E infine ho letto La tentazione di essere felici di Lorenzo Marone (Longanesi), fresco di stampa e già molto ben piazzato nelle classifiche dei libri più venduti. Anche in Italia si cominciano a scrivere (ma dovrei dire: a pubblicare) storie di gente che la maggior parte della vita ce l’ha dietro le spalle. Era inevitabile. Il mercato editoriale italiano (all’estero mi pare che il tabù della vecchiaia in letteratura non sia mai esistito) deve essersi accorto di due cose: che la popolazione del Paese è molto invecchiata e che gli anziani leggono più dei giovani. Il romanzo di Marone ha per protagonista un settantasettenne dai molti difetti, con rapporti spesso conflittuali con il prossimo, a partire dai figli. Ma, nonostante il caratteraccio e un fondo di cinismo, Cesare Annunziata è anche capace di slanci generosi e soprattutto non è chiuso al cambiamento, il che è fondamentale per non irrigidirsi in un anticipato rigor mortis. Naturalmente la lettura è godibile a qualunque età, altrimenti Il vecchio e il mare, solo per fare il primo esempio che mi viene in mente, non avrebbe speranze (e sarebbe un vero peccato).
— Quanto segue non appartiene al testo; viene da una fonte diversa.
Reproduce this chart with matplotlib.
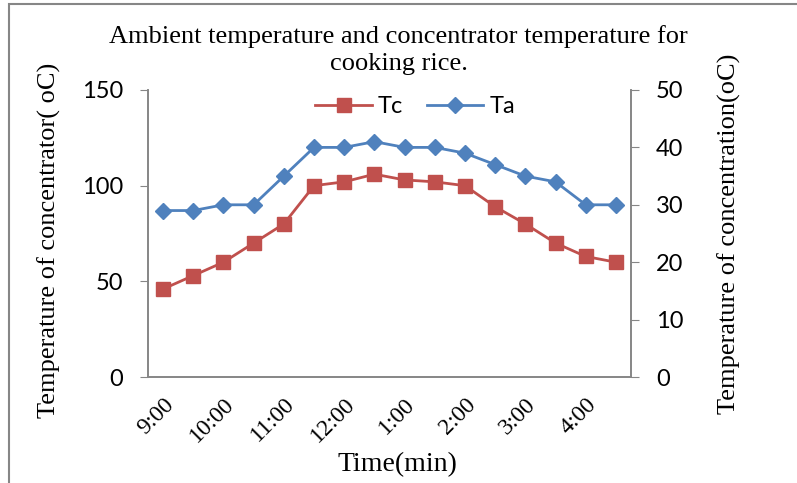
import matplotlib.pyplot as plt
import numpy as np
from matplotlib.patches import Rectangle

# data
times = ["9:00", "9:30", "10:00", "10:30", "11:00", "11:30", "12:00", "12:30",
         "1:00", "1:30", "2:00", "2:30", "3:00", "3:30", "4:00", "4:30"]
tc = [46, 53, 60, 70, 80, 100, 102, 106, 103, 102, 100, 89, 80, 70, 63, 60]
ta = [29, 29, 30, 30, 35, 40, 40, 41, 40, 40, 39, 37, 35, 34, 30, 30]

serif = "Liberation Serif"
sans = "Lato"
gray = "#868686"

fig = plt.figure(figsize=(7.97, 4.83), dpi=100)
ax = fig.add_axes([148 / 797, 1 - 377 / 483, (631 - 148) / 797, (377 - 90) / 483])
ax2 = ax.twinx()

x = np.arange(len(times))
l1, = ax.plot(x, tc, color="#C0504D", marker="s", markersize=10, linewidth=2, label="Tc")
l2, = ax2.plot(x, ta, color="#4F81BD", marker="D", markersize=8, linewidth=2, label="Ta")

ax.set_xlim(-0.5, len(times) - 0.5)
ax.set_ylim(0, 150)
ax2.set_ylim(0, 50)
ax.set_yticks([0, 50, 100, 150])
ax2.set_yticks([0, 10, 20, 30, 40, 50])

ax.set_xticks(x[::2])
ax.set_xticklabels(times[::2], rotation=45, ha="right", rotation_mode="anchor",
                   fontfamily=serif, fontsize=17)
ax.tick_params(axis="x", length=0, pad=12)
ax.tick_params(axis="y", length=6, color=gray, labelsize=17, pad=12)
ax2.tick_params(axis="y", length=6, color=gray, labelsize=17, pad=12)
for lab in ax.get_yticklabels() + ax2.get_yticklabels():
    lab.set_fontfamily(sans)

for a in (ax, ax2):
    a.spines["top"].set_visible(False)
    for s in ("left", "right", "bottom"):
        a.spines[s].set_color(gray)
        a.spines[s].set_linewidth(1.2)

ax.set_ylabel("Temperature of concentrator( oC)", fontfamily=serif, fontsize=19)
ax.yaxis.set_label_coords(-0.18, 0.477)
ax2.set_ylabel("Temperature of concentration(oC)", fontfamily=serif, fontsize=19)
ax2.yaxis.set_label_coords(1.18, 0.5)
ax.set_xlabel("Time(min)", fontfamily=serif, fontsize=20)
ax.xaxis.set_label_coords(0.516, -0.262)

fig.text(0.5, 1 - 50 / 483, "Ambient temperature and concentrator temperature for\ncooking rice.",
         ha="center", va="center", fontfamily=serif, fontsize=19, linespacing=1.3)

ax2.legend([l1, l2], ["Tc", "Ta"], loc="center", bbox_to_anchor=((415 - 148) / 483, (377 - 107) / 287),
           ncol=2, frameon=False, prop={"family": sans, "size": 17},
           handlelength=2.4, handletextpad=0.25, columnspacing=1.0)

fig.add_artist(Rectangle((9 / 797, -0.1), 1.2, 1.1 - 4 / 483, transform=fig.transFigure,
                         fill=False, edgecolor=gray, linewidth=1.5))

fig.savefig("out.png", dpi=100)
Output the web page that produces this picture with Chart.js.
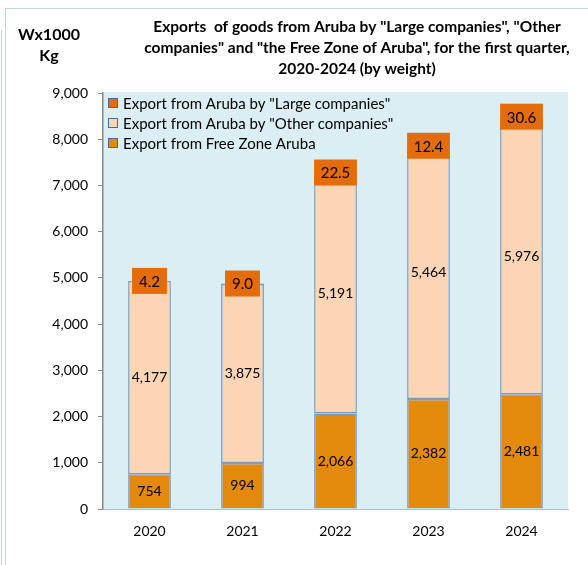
<!DOCTYPE html>
<html>
<head>
<meta charset="utf-8">
<script src="https://cdn.jsdelivr.net/npm/chart.js@4/dist/chart.umd.min.js"></script>
<style>
  body { margin: 0; background: #fff; }
  #wrap { position: relative; width: 588px; height: 565px; }
  #frame { position: absolute; left: 5px; top: 8px; right: 0; bottom: 0;
           border-left: 1px solid #c5d5e8; border-top: 1px solid #c5d5e8; }
  #edge { position: absolute; left: 1px; top: 30px; bottom: 0; border-left: 1px solid #c5d5e8; }
  canvas { position: absolute; left: 0; top: 0; }
</style>
</head>
<body>
<div id="wrap">
  <div id="edge"></div>
  <div id="frame"></div>
  <canvas id="barChart" width="588" height="565"></canvas>
</div>
<script>
var years = ["2020", "2021", "2022", "2023", "2024"];
var freeZone = [754, 994, 2066, 2382, 2481];
var otherCompanies = [4177, 3875, 5191, 5464, 5976];
var largeCompanies = [4.2, 9.0, 22.5, 12.4, 30.6];
var seriesNames = [
    'Export from Aruba by "Large companies"',
    'Export from Aruba by "Other companies"',
    'Export from Free Zone Aruba'
];
var titleLines = [
    'Exports  of goods from Aruba by "Large companies", "Other',
    'companies" and "the Free Zone of Aruba", for the first quarter,',
    '2020-2024 (by weight)'
];
var unitLines = ["Wx1000", "Kg"];

var FONT = "Lato, 'Liberation Sans', sans-serif";
var colFree = "#e3890b";
var colOther = "#fcd5b5";
var colLarge = "#e46c0a";
var colEdge = "rgba(90,130,180,0.75)";

var decorPlugin = {
    id: 'decor',
    beforeDraw: function (chart) {
        var ctx = chart.ctx, a = chart.chartArea;
        ctx.save();
        ctx.fillStyle = "#dbeef4";
        ctx.fillRect(a.left, a.top - 1, a.right - a.left, a.bottom - a.top + 1);
        ctx.restore();
    },
    afterDraw: function (chart) {
        var ctx = chart.ctx;
        ctx.save();
        ctx.fillStyle = "#000";
        ctx.textAlign = "center";
        ctx.textBaseline = "middle";
        ctx.font = "bold 15.5px " + FONT;
        titleLines.forEach(function (t, i) { ctx.fillText(t, 357, 27 + i * 21); });
        ctx.font = "bold 16px " + FONT;
        unitLines.forEach(function (t, i) { ctx.fillText(t, 49, 35 + i * 21); });

        // legend inside the plot
        var items = [
            { name: seriesNames[0], color: colLarge },
            { name: seriesNames[1], color: colOther },
            { name: seriesNames[2], color: colFree }
        ];
        ctx.textAlign = "left";
        ctx.font = "15px " + FONT;
        items.forEach(function (it, i) {
            var y = 103 + i * 20;
            ctx.fillStyle = it.color;
            ctx.fillRect(108, y - 5, 10, 10);
            ctx.strokeStyle = "#4a6a90";
            ctx.lineWidth = 1;
            ctx.strokeRect(108.5, y - 4.5, 9, 9);
            ctx.fillStyle = "#000";
            ctx.fillText(it.name, 123, y + 1);
        });
        ctx.restore();
    },
    afterDatasetsDraw: function (chart) {
        var ctx = chart.ctx;
        ctx.save();
        ctx.textAlign = "center";
        ctx.textBaseline = "middle";
        ctx.font = "14px " + FONT;
        ctx.fillStyle = "#000";
        [0, 1].forEach(function (di) {
            var meta = chart.getDatasetMeta(di);
            meta.data.forEach(function (bar, i) {
                var v = chart.data.datasets[di].data[i];
                ctx.fillText(v.toLocaleString('en-US'), bar.x, (bar.y + bar.base) / 2);
            });
        });
        var top = chart.getDatasetMeta(2);
        ctx.font = "15px " + FONT;
        top.data.forEach(function (bar, i) {
            var txt = largeCompanies[i].toFixed(1);
            var w = Math.min(bar.width, ctx.measureText(txt).width + 14);
            var h = 26;
            ctx.fillStyle = colLarge;
            ctx.fillRect(bar.x - w / 2, bar.y - h / 2, w, h);
            ctx.fillStyle = "#000";
            ctx.fillText(txt, bar.x, bar.y + 1);
        });
        ctx.restore();
    }
};

var ctxB = document.getElementById("barChart").getContext('2d');
var myChart = new Chart(ctxB, {
    type: 'bar',
    data: {
        labels: years,
        datasets: [
            { label: seriesNames[2], data: freeZone, backgroundColor: colFree },
            { label: seriesNames[1], data: otherCompanies, backgroundColor: colOther },
            { label: seriesNames[0], data: largeCompanies, backgroundColor: colLarge }
        ]
    },
    options: {
        responsive: false,
        animation: false,
        layout: { padding: { left: 0, right: 20, top: 93, bottom: 25 } },
        datasets: {
            bar: {
                barPercentage: 0.46,
                categoryPercentage: 1,
                borderColor: colEdge,
                borderWidth: 1.5,
                borderSkipped: false
            }
        },
        plugins: {
            legend: { display: false },
            tooltip: { enabled: false }
        },
        scales: {
            x: {
                stacked: true,
                afterFit: function (s) { s.height = 31; },
                grid: { display: false, drawTicks: false },
                border: { color: "#a9c1d8", width: 1 },
                ticks: { color: "#000", font: { family: FONT, size: 14 }, padding: 14 }
            },
            y: {
                stacked: true,
                min: 0,
                max: 9000,
                afterFit: function (s) { s.width = 103; },
                grid: { drawOnChartArea: false, tickLength: 5, color: "#888" },
                border: { color: "#888", width: 1.5 },
                ticks: {
                    stepSize: 1000,
                    padding: 10,
                    color: "#000",
                    font: { family: FONT, size: 14 },
                    callback: function (v) { return v.toLocaleString('en-US'); }
                }
            }
        }
    },
    plugins: [decorPlugin]
});
</script>
</body>
</html>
Consolante anche questa scoperta del pianeta terza età: magari non si leggerà più, nelle schede valutative dei manoscritti, la notazione che un libro i cui protagonisti sono anziani può essere letto al più da anziani (quindi non è “commerciabile”), con l’ulteriore precisazione che anche questa fascia di pubblico non vuole sentirsi raccontare vicende che già conosce bene nel suo desolato quotidiano; insomma, par di capire, chi ha superato i settanta vorrebbe leggere, secondo l’estensore della scheda, avventure mirabolanti e adrenaliniche di suoi improbabili coetanei (ah, sappiatelo: la mia “traduzione” della notazione di cui parlo è scritta molto meglio dell’originale).